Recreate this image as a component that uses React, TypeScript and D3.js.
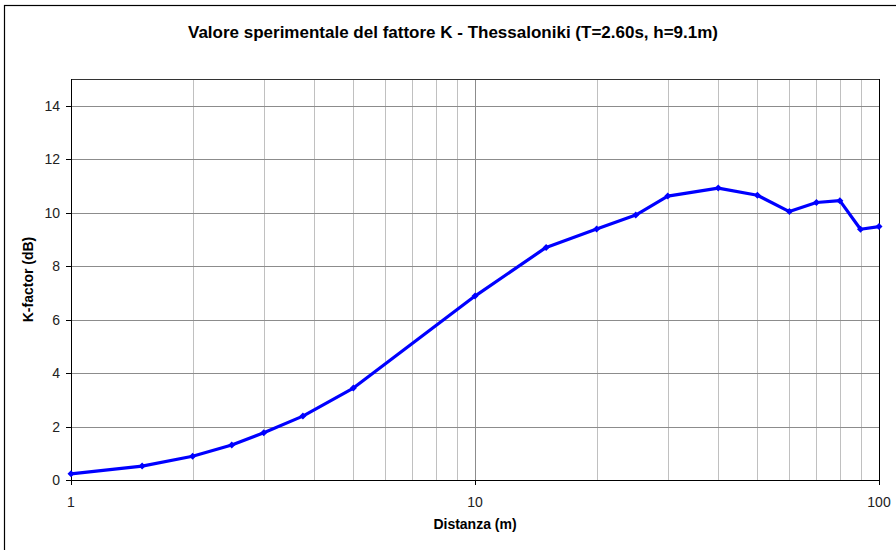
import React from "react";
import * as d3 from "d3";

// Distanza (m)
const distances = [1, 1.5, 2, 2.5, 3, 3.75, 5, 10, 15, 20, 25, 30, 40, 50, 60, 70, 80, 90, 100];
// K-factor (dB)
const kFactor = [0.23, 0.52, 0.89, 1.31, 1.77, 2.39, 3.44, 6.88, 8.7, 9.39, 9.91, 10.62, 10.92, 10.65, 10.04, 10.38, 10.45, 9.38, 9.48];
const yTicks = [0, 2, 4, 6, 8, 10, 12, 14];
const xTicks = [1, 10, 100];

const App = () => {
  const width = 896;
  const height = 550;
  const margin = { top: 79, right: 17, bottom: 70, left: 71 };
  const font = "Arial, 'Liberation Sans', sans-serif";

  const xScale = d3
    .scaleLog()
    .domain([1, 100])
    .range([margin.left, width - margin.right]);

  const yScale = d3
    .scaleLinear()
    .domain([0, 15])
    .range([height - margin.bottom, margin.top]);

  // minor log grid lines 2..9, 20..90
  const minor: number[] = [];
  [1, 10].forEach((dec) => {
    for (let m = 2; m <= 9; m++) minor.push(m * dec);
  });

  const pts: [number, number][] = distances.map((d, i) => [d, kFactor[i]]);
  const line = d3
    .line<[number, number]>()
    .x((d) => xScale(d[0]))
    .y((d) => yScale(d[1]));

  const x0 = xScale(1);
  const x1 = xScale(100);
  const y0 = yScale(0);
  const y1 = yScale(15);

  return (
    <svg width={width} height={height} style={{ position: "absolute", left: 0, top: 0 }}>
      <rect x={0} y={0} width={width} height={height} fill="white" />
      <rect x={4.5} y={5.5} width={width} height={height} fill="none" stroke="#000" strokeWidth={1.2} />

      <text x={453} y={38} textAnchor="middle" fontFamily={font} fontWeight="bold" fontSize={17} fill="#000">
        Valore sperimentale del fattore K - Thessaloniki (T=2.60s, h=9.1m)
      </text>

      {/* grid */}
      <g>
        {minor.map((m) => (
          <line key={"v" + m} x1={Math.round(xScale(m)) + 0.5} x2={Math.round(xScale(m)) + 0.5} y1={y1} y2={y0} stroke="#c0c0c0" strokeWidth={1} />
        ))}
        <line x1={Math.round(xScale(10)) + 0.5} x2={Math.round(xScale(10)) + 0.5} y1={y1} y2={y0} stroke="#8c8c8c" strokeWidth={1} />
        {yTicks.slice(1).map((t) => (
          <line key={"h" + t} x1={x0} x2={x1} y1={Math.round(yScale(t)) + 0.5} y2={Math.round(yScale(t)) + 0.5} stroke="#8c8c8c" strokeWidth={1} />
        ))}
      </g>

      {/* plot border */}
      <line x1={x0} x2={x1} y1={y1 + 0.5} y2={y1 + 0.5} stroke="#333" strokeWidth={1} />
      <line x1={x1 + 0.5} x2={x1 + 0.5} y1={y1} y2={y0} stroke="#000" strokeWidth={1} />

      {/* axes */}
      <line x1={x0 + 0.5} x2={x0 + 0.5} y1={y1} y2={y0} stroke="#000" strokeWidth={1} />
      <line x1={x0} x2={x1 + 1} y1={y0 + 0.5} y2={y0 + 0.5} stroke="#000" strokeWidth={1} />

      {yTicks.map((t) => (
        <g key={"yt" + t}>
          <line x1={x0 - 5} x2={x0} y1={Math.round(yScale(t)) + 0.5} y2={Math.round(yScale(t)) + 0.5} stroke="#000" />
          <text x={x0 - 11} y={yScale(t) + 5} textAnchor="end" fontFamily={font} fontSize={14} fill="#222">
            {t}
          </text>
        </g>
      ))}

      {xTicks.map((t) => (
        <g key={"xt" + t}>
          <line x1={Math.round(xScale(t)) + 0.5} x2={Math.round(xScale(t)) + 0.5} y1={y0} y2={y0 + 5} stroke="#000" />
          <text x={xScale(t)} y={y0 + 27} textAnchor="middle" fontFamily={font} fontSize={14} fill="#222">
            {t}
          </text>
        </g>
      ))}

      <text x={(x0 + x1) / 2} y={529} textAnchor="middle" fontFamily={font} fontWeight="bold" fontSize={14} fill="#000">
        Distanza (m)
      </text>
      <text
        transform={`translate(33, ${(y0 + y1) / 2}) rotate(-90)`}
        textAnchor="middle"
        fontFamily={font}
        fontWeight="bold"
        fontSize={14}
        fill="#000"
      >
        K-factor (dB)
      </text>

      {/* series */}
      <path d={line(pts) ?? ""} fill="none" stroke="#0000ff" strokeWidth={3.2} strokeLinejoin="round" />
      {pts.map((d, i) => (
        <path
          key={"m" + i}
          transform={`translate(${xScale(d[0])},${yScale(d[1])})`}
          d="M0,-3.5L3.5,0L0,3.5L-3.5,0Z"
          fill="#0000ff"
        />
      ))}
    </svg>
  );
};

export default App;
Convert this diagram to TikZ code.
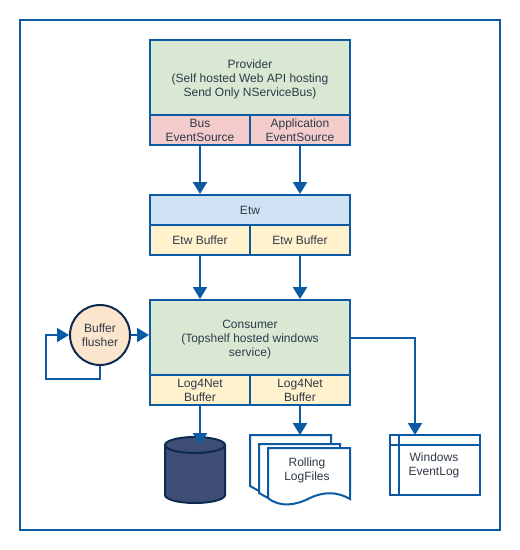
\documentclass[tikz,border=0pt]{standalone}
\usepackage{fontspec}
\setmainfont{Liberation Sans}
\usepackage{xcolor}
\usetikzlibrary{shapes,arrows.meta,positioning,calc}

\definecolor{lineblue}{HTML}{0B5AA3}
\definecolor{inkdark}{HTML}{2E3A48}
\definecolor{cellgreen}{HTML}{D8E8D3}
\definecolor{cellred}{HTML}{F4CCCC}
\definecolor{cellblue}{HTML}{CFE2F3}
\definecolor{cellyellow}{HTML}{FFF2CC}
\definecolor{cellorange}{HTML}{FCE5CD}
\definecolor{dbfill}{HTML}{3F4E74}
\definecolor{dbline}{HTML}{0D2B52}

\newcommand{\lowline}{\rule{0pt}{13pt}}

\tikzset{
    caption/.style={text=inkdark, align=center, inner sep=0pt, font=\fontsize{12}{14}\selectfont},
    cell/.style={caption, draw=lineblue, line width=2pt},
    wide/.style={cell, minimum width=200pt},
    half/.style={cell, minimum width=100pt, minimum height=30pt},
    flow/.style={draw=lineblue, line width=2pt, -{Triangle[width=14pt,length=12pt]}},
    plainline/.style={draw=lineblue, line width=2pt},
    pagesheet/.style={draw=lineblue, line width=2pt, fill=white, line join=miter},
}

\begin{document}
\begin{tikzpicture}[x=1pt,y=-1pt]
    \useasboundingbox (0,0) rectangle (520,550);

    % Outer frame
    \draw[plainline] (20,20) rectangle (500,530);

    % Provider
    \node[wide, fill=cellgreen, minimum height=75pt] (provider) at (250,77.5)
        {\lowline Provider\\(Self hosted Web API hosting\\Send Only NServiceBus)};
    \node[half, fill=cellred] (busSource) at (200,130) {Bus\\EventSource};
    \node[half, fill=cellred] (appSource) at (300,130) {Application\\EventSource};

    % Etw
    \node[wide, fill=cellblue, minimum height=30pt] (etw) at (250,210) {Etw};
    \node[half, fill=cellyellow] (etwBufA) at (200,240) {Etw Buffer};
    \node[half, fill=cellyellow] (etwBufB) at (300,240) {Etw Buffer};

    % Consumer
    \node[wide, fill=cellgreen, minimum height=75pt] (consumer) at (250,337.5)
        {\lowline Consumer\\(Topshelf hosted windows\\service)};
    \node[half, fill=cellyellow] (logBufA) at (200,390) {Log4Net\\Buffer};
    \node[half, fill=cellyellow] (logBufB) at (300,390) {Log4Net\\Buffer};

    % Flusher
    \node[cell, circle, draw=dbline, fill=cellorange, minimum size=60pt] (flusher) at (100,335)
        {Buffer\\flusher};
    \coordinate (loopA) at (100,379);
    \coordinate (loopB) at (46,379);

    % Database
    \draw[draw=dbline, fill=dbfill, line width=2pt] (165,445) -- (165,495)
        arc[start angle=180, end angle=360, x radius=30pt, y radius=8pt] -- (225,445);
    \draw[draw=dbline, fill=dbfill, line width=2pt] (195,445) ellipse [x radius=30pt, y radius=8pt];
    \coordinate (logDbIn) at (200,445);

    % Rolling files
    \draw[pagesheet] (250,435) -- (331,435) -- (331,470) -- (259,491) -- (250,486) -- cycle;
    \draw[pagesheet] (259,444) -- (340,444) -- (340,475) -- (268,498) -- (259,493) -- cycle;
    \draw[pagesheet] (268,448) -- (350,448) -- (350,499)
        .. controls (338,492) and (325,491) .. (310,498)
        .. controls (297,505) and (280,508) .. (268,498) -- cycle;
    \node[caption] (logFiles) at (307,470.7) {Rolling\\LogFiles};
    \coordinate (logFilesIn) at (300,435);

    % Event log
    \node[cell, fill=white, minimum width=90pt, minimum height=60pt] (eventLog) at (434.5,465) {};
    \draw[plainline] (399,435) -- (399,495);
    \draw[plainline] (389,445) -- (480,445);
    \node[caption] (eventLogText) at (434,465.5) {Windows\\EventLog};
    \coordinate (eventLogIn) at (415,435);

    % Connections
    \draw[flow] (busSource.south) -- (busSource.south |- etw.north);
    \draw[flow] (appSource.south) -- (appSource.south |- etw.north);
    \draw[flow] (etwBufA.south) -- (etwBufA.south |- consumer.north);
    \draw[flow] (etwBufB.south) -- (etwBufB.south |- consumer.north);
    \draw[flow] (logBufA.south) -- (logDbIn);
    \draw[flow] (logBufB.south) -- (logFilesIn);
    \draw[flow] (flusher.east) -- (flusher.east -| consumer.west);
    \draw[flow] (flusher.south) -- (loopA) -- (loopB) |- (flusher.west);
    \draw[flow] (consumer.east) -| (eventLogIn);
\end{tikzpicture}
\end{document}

--

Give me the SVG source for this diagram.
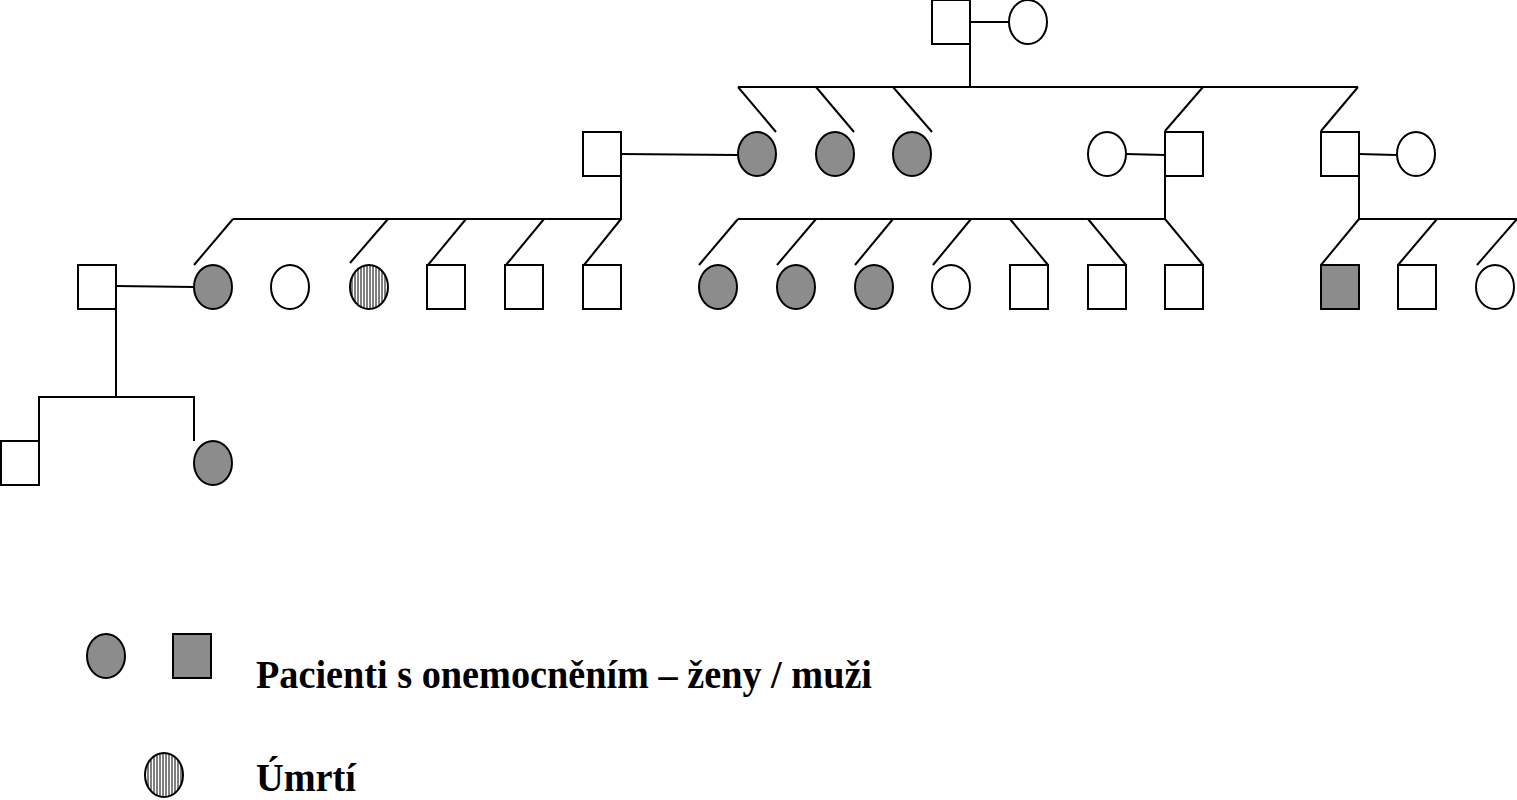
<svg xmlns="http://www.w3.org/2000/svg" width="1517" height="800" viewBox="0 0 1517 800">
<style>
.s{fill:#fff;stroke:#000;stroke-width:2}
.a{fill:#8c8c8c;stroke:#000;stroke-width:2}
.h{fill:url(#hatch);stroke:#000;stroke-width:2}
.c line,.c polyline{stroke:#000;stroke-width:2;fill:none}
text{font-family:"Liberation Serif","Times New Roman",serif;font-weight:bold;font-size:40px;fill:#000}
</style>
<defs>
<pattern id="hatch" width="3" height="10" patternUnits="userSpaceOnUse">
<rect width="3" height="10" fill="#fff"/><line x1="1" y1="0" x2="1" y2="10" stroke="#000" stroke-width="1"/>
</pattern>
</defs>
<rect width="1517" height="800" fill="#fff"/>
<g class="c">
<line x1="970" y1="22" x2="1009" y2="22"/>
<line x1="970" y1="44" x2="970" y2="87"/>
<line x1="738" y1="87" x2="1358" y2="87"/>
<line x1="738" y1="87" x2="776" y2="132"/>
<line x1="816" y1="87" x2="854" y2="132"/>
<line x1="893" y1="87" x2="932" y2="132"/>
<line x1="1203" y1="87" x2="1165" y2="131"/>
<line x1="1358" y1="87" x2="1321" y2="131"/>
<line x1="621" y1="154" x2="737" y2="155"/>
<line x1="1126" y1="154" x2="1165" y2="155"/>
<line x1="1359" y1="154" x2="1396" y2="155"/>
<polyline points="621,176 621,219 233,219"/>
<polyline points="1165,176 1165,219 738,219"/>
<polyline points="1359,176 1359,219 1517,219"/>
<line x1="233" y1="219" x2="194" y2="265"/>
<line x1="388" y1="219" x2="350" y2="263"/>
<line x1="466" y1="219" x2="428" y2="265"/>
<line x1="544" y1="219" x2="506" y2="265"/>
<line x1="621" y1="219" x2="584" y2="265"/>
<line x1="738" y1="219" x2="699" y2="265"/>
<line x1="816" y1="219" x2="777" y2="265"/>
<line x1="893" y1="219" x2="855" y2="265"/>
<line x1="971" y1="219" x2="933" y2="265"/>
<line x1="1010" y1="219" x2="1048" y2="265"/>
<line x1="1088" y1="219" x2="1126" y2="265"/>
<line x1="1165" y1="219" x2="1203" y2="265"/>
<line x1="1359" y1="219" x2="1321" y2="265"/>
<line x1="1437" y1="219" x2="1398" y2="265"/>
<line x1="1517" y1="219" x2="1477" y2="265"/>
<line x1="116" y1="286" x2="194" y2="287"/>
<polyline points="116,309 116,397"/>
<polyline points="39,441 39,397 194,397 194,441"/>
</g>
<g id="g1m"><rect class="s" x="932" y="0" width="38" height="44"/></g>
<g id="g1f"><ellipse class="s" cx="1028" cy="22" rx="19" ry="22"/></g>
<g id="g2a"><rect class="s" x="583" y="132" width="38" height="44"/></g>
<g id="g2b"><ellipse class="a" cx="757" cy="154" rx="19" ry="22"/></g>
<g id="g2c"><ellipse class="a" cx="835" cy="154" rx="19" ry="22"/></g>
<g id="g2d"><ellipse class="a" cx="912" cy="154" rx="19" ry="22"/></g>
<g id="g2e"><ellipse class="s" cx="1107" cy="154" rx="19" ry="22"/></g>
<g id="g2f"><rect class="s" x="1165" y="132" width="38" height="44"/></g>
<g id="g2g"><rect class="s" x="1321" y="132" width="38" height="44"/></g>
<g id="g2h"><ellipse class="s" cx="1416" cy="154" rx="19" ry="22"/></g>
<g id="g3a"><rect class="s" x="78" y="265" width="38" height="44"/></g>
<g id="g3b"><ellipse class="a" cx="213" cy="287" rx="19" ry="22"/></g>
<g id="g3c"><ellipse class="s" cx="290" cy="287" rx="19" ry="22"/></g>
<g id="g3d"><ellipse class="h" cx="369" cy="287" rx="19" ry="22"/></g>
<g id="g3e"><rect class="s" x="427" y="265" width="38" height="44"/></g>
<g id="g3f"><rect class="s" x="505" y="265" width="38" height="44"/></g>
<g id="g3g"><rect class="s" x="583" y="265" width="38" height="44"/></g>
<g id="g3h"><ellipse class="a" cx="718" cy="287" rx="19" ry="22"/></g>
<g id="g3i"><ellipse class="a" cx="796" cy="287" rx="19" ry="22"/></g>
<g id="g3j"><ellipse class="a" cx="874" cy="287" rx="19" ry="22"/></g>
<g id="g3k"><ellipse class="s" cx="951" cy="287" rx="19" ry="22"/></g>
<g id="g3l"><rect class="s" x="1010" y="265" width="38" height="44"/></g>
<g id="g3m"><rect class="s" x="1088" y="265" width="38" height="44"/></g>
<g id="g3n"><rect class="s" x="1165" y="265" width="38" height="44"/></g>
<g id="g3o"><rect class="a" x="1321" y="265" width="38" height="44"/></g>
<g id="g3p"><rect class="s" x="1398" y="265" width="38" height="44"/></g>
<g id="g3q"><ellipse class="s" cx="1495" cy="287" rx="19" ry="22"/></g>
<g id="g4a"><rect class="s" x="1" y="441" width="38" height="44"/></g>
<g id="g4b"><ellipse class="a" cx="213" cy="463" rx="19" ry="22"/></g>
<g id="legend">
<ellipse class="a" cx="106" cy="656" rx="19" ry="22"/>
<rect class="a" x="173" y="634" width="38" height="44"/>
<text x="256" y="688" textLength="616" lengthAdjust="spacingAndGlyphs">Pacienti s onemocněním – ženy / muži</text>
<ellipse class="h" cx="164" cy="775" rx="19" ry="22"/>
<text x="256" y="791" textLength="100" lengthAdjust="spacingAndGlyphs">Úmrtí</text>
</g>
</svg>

Exercise details = Give again, exactly as written, only the lines that start at the one with "Recreate this image" and end at the one with "- margin.bottom, margin.top]);", both included. Skip any pictures.

The solution =
Recreate this image as a component that uses React, TypeScript and D3.js.
import React from "react";
import * as d3 from "d3";

// Distanza (m)
const distances = [1, 1.5, 2, 2.5, 3, 3.75, 5, 10, 15, 20, 25, 30, 40, 50, 60, 70, 80, 90, 100];
// K-factor (dB)
const kFactor = [0.23, 0.52, 0.89, 1.31, 1.77, 2.39, 3.44, 6.88, 8.7, 9.39, 9.91, 10.62, 10.92, 10.65, 10.04, 10.38, 10.45, 9.38, 9.48];
const yTicks = [0, 2, 4, 6, 8, 10, 12, 14];
const xTicks = [1, 10, 100];

const App = () => {
  const width = 896;
  const height = 550;
  const margin = { top: 79, right: 17, bottom: 70, left: 71 };
  const font = "Arial, 'Liberation Sans', sans-serif";

  const xScale = d3
    .scaleLog()
    .domain([1, 100])
    .range([margin.left, width - margin.right]);

  const yScale = d3
    .scaleLinear()
    .domain([0, 15])
    .range([height - margin.bottom, margin.top]);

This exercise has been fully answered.